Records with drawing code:
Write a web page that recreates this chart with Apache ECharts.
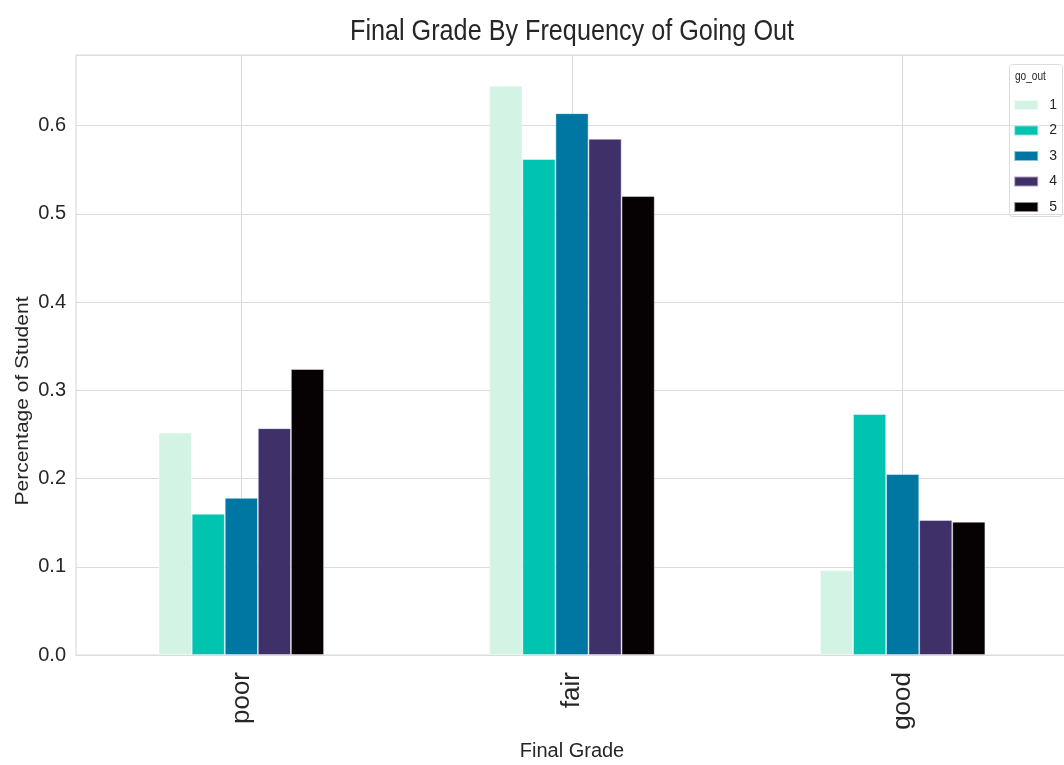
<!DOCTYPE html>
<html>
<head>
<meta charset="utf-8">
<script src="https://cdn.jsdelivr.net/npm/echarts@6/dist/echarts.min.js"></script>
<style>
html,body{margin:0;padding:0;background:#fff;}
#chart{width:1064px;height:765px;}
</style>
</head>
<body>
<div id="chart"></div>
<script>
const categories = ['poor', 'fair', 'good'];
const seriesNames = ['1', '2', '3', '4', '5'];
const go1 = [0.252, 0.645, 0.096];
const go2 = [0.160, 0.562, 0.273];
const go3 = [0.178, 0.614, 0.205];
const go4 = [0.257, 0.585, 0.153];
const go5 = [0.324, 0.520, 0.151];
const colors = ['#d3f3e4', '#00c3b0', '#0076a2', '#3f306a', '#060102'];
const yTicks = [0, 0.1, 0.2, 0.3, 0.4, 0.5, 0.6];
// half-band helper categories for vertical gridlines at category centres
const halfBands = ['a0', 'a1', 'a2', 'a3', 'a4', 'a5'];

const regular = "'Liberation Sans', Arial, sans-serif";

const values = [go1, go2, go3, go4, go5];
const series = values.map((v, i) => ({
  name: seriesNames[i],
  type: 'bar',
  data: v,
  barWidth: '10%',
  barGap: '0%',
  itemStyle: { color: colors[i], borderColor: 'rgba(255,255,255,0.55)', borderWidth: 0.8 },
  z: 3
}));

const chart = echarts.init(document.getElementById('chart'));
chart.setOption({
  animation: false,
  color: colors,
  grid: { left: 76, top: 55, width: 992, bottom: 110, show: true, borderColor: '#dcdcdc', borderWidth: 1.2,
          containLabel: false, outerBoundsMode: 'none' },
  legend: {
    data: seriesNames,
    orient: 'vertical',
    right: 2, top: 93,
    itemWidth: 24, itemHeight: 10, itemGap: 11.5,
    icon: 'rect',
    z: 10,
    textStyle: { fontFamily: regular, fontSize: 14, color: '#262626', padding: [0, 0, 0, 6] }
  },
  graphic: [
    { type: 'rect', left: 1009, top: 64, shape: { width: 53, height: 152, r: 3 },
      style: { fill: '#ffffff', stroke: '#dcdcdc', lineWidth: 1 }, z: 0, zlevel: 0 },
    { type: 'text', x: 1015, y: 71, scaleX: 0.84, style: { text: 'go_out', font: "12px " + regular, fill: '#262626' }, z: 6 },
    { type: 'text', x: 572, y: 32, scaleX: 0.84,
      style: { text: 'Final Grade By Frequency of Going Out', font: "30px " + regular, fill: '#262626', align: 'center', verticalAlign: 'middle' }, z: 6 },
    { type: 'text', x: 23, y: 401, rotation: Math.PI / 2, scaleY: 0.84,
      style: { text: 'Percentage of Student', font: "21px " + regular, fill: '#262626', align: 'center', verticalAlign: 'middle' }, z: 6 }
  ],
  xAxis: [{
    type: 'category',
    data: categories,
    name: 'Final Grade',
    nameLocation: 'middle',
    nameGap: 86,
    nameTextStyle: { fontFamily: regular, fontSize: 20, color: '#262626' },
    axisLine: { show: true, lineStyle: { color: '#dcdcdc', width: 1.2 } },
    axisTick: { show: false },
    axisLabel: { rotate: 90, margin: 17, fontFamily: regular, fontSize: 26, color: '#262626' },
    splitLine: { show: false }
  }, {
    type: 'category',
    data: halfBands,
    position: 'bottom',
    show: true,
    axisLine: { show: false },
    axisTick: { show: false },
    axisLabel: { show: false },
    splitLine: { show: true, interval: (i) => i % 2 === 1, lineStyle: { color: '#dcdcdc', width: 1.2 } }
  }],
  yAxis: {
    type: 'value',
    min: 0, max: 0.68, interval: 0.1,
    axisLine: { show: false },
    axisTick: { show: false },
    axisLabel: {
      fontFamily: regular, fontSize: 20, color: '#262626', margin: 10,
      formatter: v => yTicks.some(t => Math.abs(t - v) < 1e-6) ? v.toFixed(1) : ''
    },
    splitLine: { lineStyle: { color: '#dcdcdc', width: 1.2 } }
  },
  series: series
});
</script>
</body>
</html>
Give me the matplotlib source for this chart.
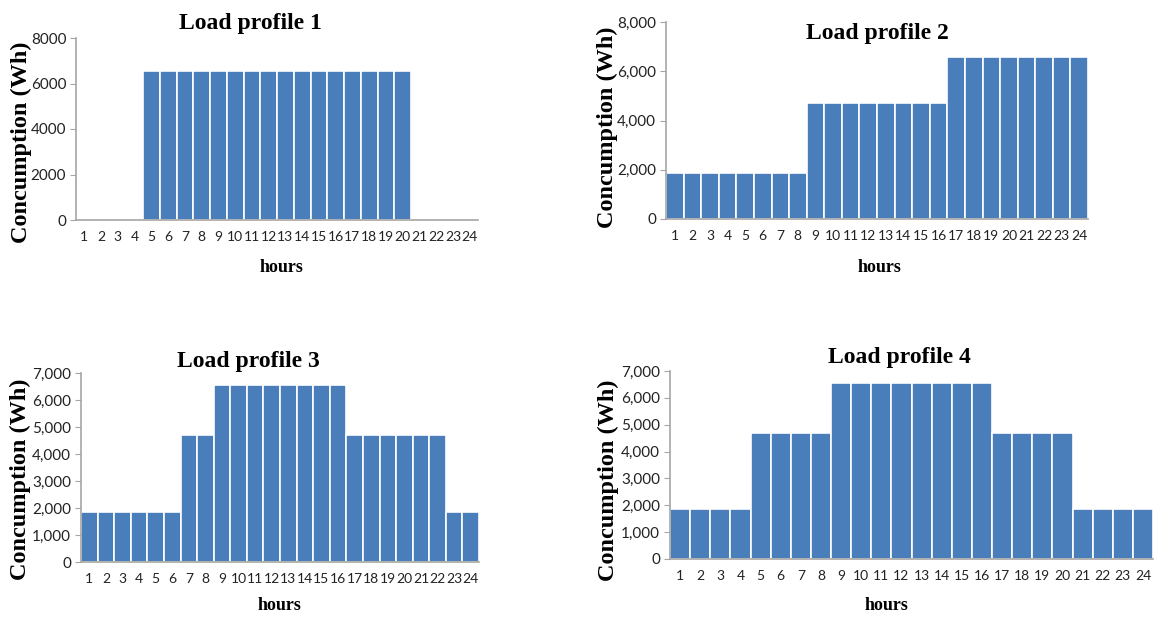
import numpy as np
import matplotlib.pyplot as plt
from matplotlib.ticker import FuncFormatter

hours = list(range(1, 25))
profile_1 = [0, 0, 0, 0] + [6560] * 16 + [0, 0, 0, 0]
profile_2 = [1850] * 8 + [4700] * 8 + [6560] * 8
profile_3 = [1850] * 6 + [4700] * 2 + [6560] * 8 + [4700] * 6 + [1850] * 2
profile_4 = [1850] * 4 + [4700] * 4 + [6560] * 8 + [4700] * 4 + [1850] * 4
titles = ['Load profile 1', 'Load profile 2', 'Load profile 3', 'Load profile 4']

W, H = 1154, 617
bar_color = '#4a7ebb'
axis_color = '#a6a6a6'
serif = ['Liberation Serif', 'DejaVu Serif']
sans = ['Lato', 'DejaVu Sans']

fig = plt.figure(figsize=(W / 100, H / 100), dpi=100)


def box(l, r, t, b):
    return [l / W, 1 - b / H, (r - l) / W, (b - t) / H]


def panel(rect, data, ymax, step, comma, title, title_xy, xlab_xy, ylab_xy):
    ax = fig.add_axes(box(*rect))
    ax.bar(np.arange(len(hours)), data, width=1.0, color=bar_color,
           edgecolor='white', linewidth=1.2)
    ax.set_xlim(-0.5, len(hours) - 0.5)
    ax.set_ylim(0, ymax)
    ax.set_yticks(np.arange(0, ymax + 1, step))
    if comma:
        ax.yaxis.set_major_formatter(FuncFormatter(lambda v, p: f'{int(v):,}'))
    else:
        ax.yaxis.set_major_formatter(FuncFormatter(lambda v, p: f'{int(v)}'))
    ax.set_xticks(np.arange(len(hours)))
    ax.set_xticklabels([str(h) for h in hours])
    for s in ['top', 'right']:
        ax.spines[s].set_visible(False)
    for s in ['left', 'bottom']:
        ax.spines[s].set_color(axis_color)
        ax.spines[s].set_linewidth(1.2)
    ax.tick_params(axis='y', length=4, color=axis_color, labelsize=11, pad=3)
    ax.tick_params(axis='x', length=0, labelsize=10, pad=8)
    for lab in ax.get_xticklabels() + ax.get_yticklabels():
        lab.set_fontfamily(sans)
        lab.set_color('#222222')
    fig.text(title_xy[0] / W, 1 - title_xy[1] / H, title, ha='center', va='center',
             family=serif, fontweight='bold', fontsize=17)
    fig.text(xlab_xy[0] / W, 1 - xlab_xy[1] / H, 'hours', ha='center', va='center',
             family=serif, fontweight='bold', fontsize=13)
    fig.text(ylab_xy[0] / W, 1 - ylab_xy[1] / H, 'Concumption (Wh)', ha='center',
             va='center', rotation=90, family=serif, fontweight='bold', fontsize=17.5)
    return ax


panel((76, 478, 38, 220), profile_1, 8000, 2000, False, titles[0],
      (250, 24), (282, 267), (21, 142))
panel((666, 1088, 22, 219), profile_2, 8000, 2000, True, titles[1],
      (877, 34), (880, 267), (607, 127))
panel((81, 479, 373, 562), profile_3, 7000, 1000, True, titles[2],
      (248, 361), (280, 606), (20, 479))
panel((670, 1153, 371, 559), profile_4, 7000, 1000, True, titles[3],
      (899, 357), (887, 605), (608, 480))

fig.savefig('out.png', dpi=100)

# Objective
Restate every record exactly, please; do not copy the pictures.

# The completed task
Write a web page that recreates this chart with Apache ECharts.
<!DOCTYPE html>
<html>
<head>
<meta charset="utf-8">
<script src="https://cdn.jsdelivr.net/npm/echarts@6/dist/echarts.min.js"></script>
<style>
html,body{margin:0;padding:0;background:#fff;}
#chart{width:1064px;height:765px;}
</style>
</head>
<body>
<div id="chart"></div>
<script>
const categories = ['poor', 'fair', 'good'];
const seriesNames = ['1', '2', '3', '4', '5'];
const go1 = [0.252, 0.645, 0.096];
const go2 = [0.160, 0.562, 0.273];
const go3 = [0.178, 0.614, 0.205];
const go4 = [0.257, 0.585, 0.153];
const go5 = [0.324, 0.520, 0.151];
const colors = ['#d3f3e4', '#00c3b0', '#0076a2', '#3f306a', '#060102'];
const yTicks = [0, 0.1, 0.2, 0.3, 0.4, 0.5, 0.6];
// half-band helper categories for vertical gridlines at category centres
const halfBands = ['a0', 'a1', 'a2', 'a3', 'a4', 'a5'];

const regular = "'Liberation Sans', Arial, sans-serif";

const values = [go1, go2, go3, go4, go5];
const series = values.map((v, i) => ({
  name: seriesNames[i],
  type: 'bar',
  data: v,
  barWidth: '10%',
  barGap: '0%',
  itemStyle: { color: colors[i], borderColor: 'rgba(255,255,255,0.55)', borderWidth: 0.8 },
  z: 3
}));

const chart = echarts.init(document.getElementById('chart'));
chart.setOption({
  animation: false,
  color: colors,
  grid: { left: 76, top: 55, width: 992, bottom: 110, show: true, borderColor: '#dcdcdc', borderWidth: 1.2,
          containLabel: false, outerBoundsMode: 'none' },
  legend: {
    data: seriesNames,
    orient: 'vertical',
    right: 2, top: 93,
    itemWidth: 24, itemHeight: 10, itemGap: 11.5,
    icon: 'rect',
    z: 10,
    textStyle: { fontFamily: regular, fontSize: 14, color: '#262626', padding: [0, 0, 0, 6] }
  },
  graphic: [
    { type: 'rect', left: 1009, top: 64, shape: { width: 53, height: 152, r: 3 },
      style: { fill: '#ffffff', stroke: '#dcdcdc', lineWidth: 1 }, z: 0, zlevel: 0 },
    { type: 'text', x: 1015, y: 71, scaleX: 0.84, style: { text: 'go_out', font: "12px " + regular, fill: '#262626' }, z: 6 },
    { type: 'text', x: 572, y: 32, scaleX: 0.84,
      style: { text: 'Final Grade By Frequency of Going Out', font: "30px " + regular, fill: '#262626', align: 'center', verticalAlign: 'middle' }, z: 6 },
    { type: 'text', x: 23, y: 401, rotation: Math.PI / 2, scaleY: 0.84,
      style: { text: 'Percentage of Student', font: "21px " + regular, fill: '#262626', align: 'center', verticalAlign: 'middle' }, z: 6 }
  ],
  xAxis: [{
    type: 'category',
    data: categories,
    name: 'Final Grade',
    nameLocation: 'middle',
    nameGap: 86,
    nameTextStyle: { fontFamily: regular, fontSize: 20, color: '#262626' },
    axisLine: { show: true, lineStyle: { color: '#dcdcdc', width: 1.2 } },
    axisTick: { show: false },
    axisLabel: { rotate: 90, margin: 17, fontFamily: regular, fontSize: 26, color: '#262626' },
    splitLine: { show: false }
  }, {
    type: 'category',
    data: halfBands,
    position: 'bottom',
    show: true,
    axisLine: { show: false },
    axisTick: { show: false },
    axisLabel: { show: false },
    splitLine: { show: true, interval: (i) => i % 2 === 1, lineStyle: { color: '#dcdcdc', width: 1.2 } }
  }],
  yAxis: {
    type: 'value',
    min: 0, max: 0.68, interval: 0.1,
    axisLine: { show: false },
    axisTick: { show: false },
    axisLabel: {
      fontFamily: regular, fontSize: 20, color: '#262626', margin: 10,
      formatter: v => yTicks.some(t => Math.abs(t - v) < 1e-6) ? v.toFixed(1) : ''
    },
    splitLine: { lineStyle: { color: '#dcdcdc', width: 1.2 } }
  },
  series: series
});
</script>
</body>
</html>
Give me the matplotlib source for this chart.
import numpy as np
import matplotlib.pyplot as plt
from matplotlib.ticker import FuncFormatter

hours = list(range(1, 25))
profile_1 = [0, 0, 0, 0] + [6560] * 16 + [0, 0, 0, 0]
profile_2 = [1850] * 8 + [4700] * 8 + [6560] * 8
profile_3 = [1850] * 6 + [4700] * 2 + [6560] * 8 + [4700] * 6 + [1850] * 2
profile_4 = [1850] * 4 + [4700] * 4 + [6560] * 8 + [4700] * 4 + [1850] * 4
titles = ['Load profile 1', 'Load profile 2', 'Load profile 3', 'Load profile 4']

W, H = 1154, 617
bar_color = '#4a7ebb'
axis_color = '#a6a6a6'
serif = ['Liberation Serif', 'DejaVu Serif']
sans = ['Lato', 'DejaVu Sans']

fig = plt.figure(figsize=(W / 100, H / 100), dpi=100)


def box(l, r, t, b):
    return [l / W, 1 - b / H, (r - l) / W, (b - t) / H]


def panel(rect, data, ymax, step, comma, title, title_xy, xlab_xy, ylab_xy):
    ax = fig.add_axes(box(*rect))
    ax.bar(np.arange(len(hours)), data, width=1.0, color=bar_color,
           edgecolor='white', linewidth=1.2)
    ax.set_xlim(-0.5, len(hours) - 0.5)
    ax.set_ylim(0, ymax)
    ax.set_yticks(np.arange(0, ymax + 1, step))
    if comma:
        ax.yaxis.set_major_formatter(FuncFormatter(lambda v, p: f'{int(v):,}'))
    else:
        ax.yaxis.set_major_formatter(FuncFormatter(lambda v, p: f'{int(v)}'))
    ax.set_xticks(np.arange(len(hours)))
    ax.set_xticklabels([str(h) for h in hours])
    for s in ['top', 'right']:
        ax.spines[s].set_visible(False)
    for s in ['left', 'bottom']:
        ax.spines[s].set_color(axis_color)
        ax.spines[s].set_linewidth(1.2)
    ax.tick_params(axis='y', length=4, color=axis_color, labelsize=11, pad=3)
    ax.tick_params(axis='x', length=0, labelsize=10, pad=8)
    for lab in ax.get_xticklabels() + ax.get_yticklabels():
        lab.set_fontfamily(sans)
        lab.set_color('#222222')
    fig.text(title_xy[0] / W, 1 - title_xy[1] / H, title, ha='center', va='center',
             family=serif, fontweight='bold', fontsize=17)
    fig.text(xlab_xy[0] / W, 1 - xlab_xy[1] / H, 'hours', ha='center', va='center',
             family=serif, fontweight='bold', fontsize=13)
    fig.text(ylab_xy[0] / W, 1 - ylab_xy[1] / H, 'Concumption (Wh)', ha='center',
             va='center', rotation=90, family=serif, fontweight='bold', fontsize=17.5)
    return ax


panel((76, 478, 38, 220), profile_1, 8000, 2000, False, titles[0],
      (250, 24), (282, 267), (21, 142))
panel((666, 1088, 22, 219), profile_2, 8000, 2000, True, titles[1],
      (877, 34), (880, 267), (607, 127))
panel((81, 479, 373, 562), profile_3, 7000, 1000, True, titles[2],
      (248, 361), (280, 606), (20, 479))
panel((670, 1153, 371, 559), profile_4, 7000, 1000, True, titles[3],
      (899, 357), (887, 605), (608, 480))

fig.savefig('out.png', dpi=100)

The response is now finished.